Since f = 1/2*PI*(LC)^(1/2), you can solve for C as a function of frequency. Then you can use the fact that the dial must cause a linear change in frequence from 2.0x10^5 Hz to 4.0x10^5Hz as the angle rotates from 0 deg to 180 deg (i.e. f = 2.0x10^5(1 + theta/180) Hz), to find what C must be as a function of theta.

35-33P:

Since the maximum energy stored in the capacitor in any one cycle is just q^2/2C, the exponential term in the equation for charge storage in the damped LC oscillator (eqn. 35-17) must be squared and set equal to 1/2. This then can be solved for the corresponding time.

Chapter 37 Hints:

37-4P:

From the cylindrical symmetry of the problem, you can deduced that the magnetic field lines must be circular. From Ampere's Law (with Maxwell's displacement current added), 2PiRB = mu0(id) where id is the "displacement current", which in turn is equal to epsilon0 x d/dt(electric flux).
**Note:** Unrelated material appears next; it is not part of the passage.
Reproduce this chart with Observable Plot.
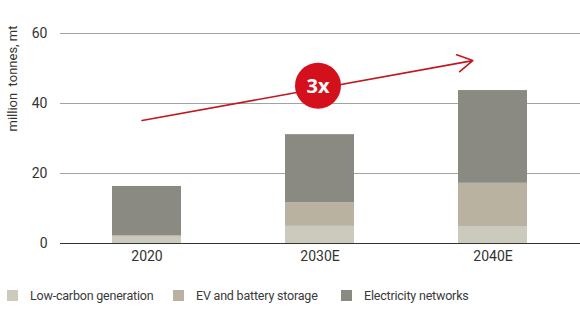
<!DOCTYPE html>
<html>
<head>
<meta charset="utf-8">
<script src="https://cdn.jsdelivr.net/npm/d3@7"></script>
<script src="https://cdn.jsdelivr.net/npm/@observablehq/plot@0.6"></script>
<style>
  body { margin: 0; background: #fff; font-family: Roboto, "Open Sans", sans-serif; }
  #legend { display: flex; align-items: center; padding: 16px 0 0 7px; font-size: 12.5px; color: #3a3a3a; letter-spacing: -0.2px; }
  .item { display: flex; align-items: center; flex: none; }
  .sw { width: 11px; height: 11px; display: inline-block; margin-right: 12px; flex: none; }
</style>
</head>
<body>
<div id="chart"></div>
<div id="legend"></div>
<script>
const years = ["2020", "2030E", "2040E"];
const series = ["Low-carbon generation", "EV and battery storage", "Electricity networks"];
const lowCarbon = [1.8, 4.9, 4.7];
const evBattery = [0.4, 6.7, 12.5];
const networks = [14.1, 19.5, 26.5];
const colors = ["#cbcabd", "#b9b2a1", "#8b8a82"];
const yTicks = [0, 20, 40, 60];
const arrowStart = {year: "2020", value: 35.4};
const arrowEnd = {year: "2040E", value: 53.3};
const badge = {year: "2030E", value: 45.1, label: "3x"};

const rows = [];
const vals = [lowCarbon, evBattery, networks];
years.forEach((yr, i) => series.forEach((s, j) => rows.push({year: yr, series: s, value: vals[j][i]})));

const chart = Plot.plot({
  width: 580,
  height: 272,
  marginLeft: 60,
  marginRight: 0,
  marginTop: 33,
  marginBottom: 29,
  style: {fontFamily: "Roboto, sans-serif", fontSize: "14px", color: "#333"},
  x: {domain: years, paddingInner: 0.6, paddingOuter: 0.3, label: null, tickSize: 0, tickPadding: 8},
  y: {domain: [0, 60], ticks: yTicks, label: null, tickSize: 0, tickPadding: 13},
  color: {domain: series, range: colors},
  marks: [
    Plot.gridY(yTicks.filter(d => d > 0), {stroke: "#a3a3a3", strokeOpacity: 1, strokeWidth: 1}),
    Plot.barY(rows, {x: "year", y: "value", fill: "series", order: series}),
    Plot.ruleY([0], {stroke: "#333", strokeWidth: 1.2}),
    Plot.text(["million  tonnes, mt"], {frameAnchor: "left", rotate: -90, dx: -48, dy: -7, fontSize: 13, fill: "#333"}),
    Plot.arrow([0], {x1: () => arrowStart.year, y1: () => arrowStart.value, x2: () => arrowEnd.year, y2: () => arrowEnd.value,
      stroke: "#c4161f", strokeWidth: 1.6, headLength: 16, bend: 0, insetStart: -5, insetEnd: 20.6}),
    Plot.dot([badge], {x: "year", y: "value", r: 23, fill: "#d4101d", stroke: "none", dx: -2}),
    Plot.text([badge], {x: "year", y: "value", text: "label", fill: "#fff", fontSize: 20, fontWeight: "bold", dx: -2, dy: 1, fontFamily: "'Open Sans', sans-serif"})
  ]
});
document.getElementById("chart").appendChild(chart);

const legend = document.getElementById("legend");
const widths = ["166px", "168px", "auto"];
series.forEach((s, i) => {
  const item = document.createElement("div");
  item.className = "item";
  item.style.width = widths[i];
  const sw = document.createElement("span");
  sw.className = "sw";
  sw.style.background = colors[i];
  item.appendChild(sw);
  const t = document.createElement("span");
  t.textContent = s;
  item.appendChild(t);
  legend.appendChild(item);
});
</script>
</body>
</html>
Use the value of the electric field for a parallel plate capacitor to find the flux...note that this must be multiplied by sin(wt) where w = 2 x Pi x f and f = 60/sec.

37-13P (a):

The "displacement current" must be numerically equal to the real current...in this case 2 A, in order for Ampere's law to hold.

37-13P (b):

Use the fact that id = epsilon0 x A x dE/dt to solve for dE/dt.

37-13P (c):

Since the electric field is uniform between the capacitor plates, the "displacement current" in the small rectangle will just be equal to the total id x A1/A where A1 is the area of the small rectangle.

37-13P (d):

From Ampere's law the value of the integral is just mu0 x id x A1/A, where id is the total "displacement current".

37-17P (a):

The proof follows from the fact that the line integral around path abcdefa is equal to the sum of the line integrals around paths abefa and bcdeb, and that the total flux through abcdefa is just the sum of the fluxes through abeda and bcdeb. The first result can be shown by noting that segment be is traversed in opposite directions on the two smaller paths. The proof for part (b) is similar.

Chapter 38 Hints:

38-14P (a):

This follows by direct substitution of E0 x sin(wt-kx) and B0 x sin(wt-kx) in the corresponding wave equations, provided w/k = c^2.

38-14P (b):

In this case you must apply the "chain rule" for derivatives symbolically since you don't know what the functional form of f is.

38-26P:

In class we showed that the instantaneous energy stored in the E-field is equal to the instantaneous energy stored in the B-field. Since the two fields are coupled, they must have the same time dependence. Thus the time-averaged energy densities also are equal.

38-39P (a):

lamda x f = c, so knowledge of the wavelength gives the frequency and vice-versa for an electromagnetic wave.

38-39P (b):

The B-field must be perpendicular to the E-field so must be in the z-direction. Its magnitude is (300 V/m)/c.

38-39P (c):

k = 2 x Pi/lamda, w = 2 x Pi x f (see part a).

38-39P (d):

The time-averaged value of Poynting's vector is given by (1/2)Em x Bm/mu0.

38-39 (e):

The rate at which momentum is delivered is just the force exerted on the surface (of area 2 m^2). The force is just the radiation pressure x the area, so F = IA/c, where I is the time averaged value of the Poynting's vector from part d (also called the intensity I), and A is 2 m^2. The radiation pressure is just F/A.